◆ TASK: Set down, exactly as written, the lines from the top of the data to the line that holds "grid_size = 90", and omit the pictures.

◆ SOURCE DATA:

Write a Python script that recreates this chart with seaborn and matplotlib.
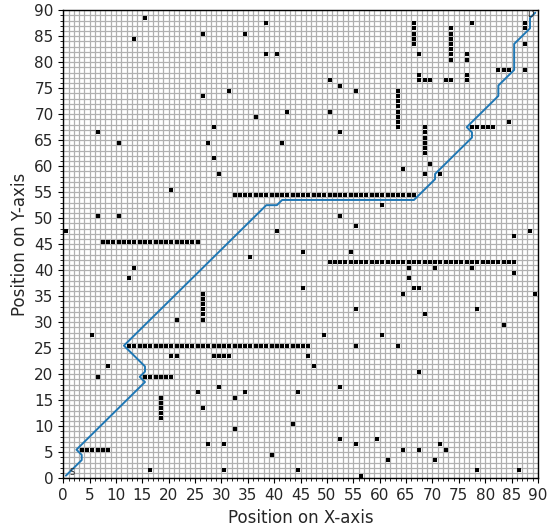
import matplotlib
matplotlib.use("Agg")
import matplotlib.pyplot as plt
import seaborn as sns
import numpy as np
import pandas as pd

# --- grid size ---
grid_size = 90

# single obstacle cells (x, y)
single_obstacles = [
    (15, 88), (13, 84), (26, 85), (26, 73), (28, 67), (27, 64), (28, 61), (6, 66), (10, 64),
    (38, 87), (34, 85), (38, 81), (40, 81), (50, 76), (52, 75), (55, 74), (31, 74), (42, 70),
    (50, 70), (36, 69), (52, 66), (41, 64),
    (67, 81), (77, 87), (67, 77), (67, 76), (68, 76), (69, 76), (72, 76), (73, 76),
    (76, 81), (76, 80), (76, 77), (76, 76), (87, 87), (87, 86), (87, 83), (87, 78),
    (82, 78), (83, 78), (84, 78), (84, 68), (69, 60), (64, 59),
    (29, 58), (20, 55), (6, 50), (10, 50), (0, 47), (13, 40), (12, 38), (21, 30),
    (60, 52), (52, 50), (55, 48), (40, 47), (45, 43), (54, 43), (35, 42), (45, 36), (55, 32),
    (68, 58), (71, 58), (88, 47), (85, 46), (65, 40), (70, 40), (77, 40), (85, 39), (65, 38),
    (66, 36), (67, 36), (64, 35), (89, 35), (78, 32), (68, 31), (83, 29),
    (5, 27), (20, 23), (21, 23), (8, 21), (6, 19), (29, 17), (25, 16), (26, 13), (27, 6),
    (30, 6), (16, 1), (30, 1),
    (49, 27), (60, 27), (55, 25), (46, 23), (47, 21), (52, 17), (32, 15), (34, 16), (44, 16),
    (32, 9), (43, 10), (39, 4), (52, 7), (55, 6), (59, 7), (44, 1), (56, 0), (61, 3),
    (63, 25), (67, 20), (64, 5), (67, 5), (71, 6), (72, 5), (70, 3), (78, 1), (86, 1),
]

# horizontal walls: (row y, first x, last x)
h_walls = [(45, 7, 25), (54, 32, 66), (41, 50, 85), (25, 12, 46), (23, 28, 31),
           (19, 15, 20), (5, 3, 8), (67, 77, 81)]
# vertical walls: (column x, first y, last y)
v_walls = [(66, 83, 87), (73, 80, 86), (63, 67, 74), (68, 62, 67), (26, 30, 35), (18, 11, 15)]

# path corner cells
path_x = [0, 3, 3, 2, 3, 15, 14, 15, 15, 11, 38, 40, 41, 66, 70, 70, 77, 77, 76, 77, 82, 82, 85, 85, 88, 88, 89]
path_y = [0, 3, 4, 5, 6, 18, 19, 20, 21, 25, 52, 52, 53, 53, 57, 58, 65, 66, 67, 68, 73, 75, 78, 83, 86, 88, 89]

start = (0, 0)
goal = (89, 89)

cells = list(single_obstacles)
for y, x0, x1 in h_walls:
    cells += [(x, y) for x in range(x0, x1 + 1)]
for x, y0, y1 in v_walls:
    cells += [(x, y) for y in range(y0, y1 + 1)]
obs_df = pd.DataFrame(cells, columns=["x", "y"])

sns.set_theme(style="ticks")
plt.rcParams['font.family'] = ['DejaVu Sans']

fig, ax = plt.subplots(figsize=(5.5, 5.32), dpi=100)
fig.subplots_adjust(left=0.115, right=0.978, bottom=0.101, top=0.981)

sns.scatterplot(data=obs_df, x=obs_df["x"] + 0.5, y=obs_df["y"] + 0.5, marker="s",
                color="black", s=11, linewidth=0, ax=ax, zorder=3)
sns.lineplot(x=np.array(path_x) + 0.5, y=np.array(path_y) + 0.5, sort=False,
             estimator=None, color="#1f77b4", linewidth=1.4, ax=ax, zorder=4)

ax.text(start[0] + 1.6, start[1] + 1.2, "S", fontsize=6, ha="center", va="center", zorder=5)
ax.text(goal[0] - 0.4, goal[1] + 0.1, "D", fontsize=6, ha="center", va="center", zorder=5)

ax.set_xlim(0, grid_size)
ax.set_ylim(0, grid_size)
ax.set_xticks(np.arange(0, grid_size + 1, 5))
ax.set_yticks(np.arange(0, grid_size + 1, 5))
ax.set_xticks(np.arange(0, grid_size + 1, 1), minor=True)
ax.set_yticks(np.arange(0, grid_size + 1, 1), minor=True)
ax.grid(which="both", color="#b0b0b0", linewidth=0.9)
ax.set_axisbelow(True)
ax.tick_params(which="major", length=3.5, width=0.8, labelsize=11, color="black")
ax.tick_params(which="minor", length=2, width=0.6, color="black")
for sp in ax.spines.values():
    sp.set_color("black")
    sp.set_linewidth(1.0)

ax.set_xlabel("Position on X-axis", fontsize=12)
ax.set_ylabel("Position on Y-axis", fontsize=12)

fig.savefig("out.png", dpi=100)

◆ ANSWER:
Write a Python script that recreates this chart with seaborn and matplotlib.
import matplotlib
matplotlib.use("Agg")
import matplotlib.pyplot as plt
import seaborn as sns
import numpy as np
import pandas as pd

# --- grid size ---
grid_size = 90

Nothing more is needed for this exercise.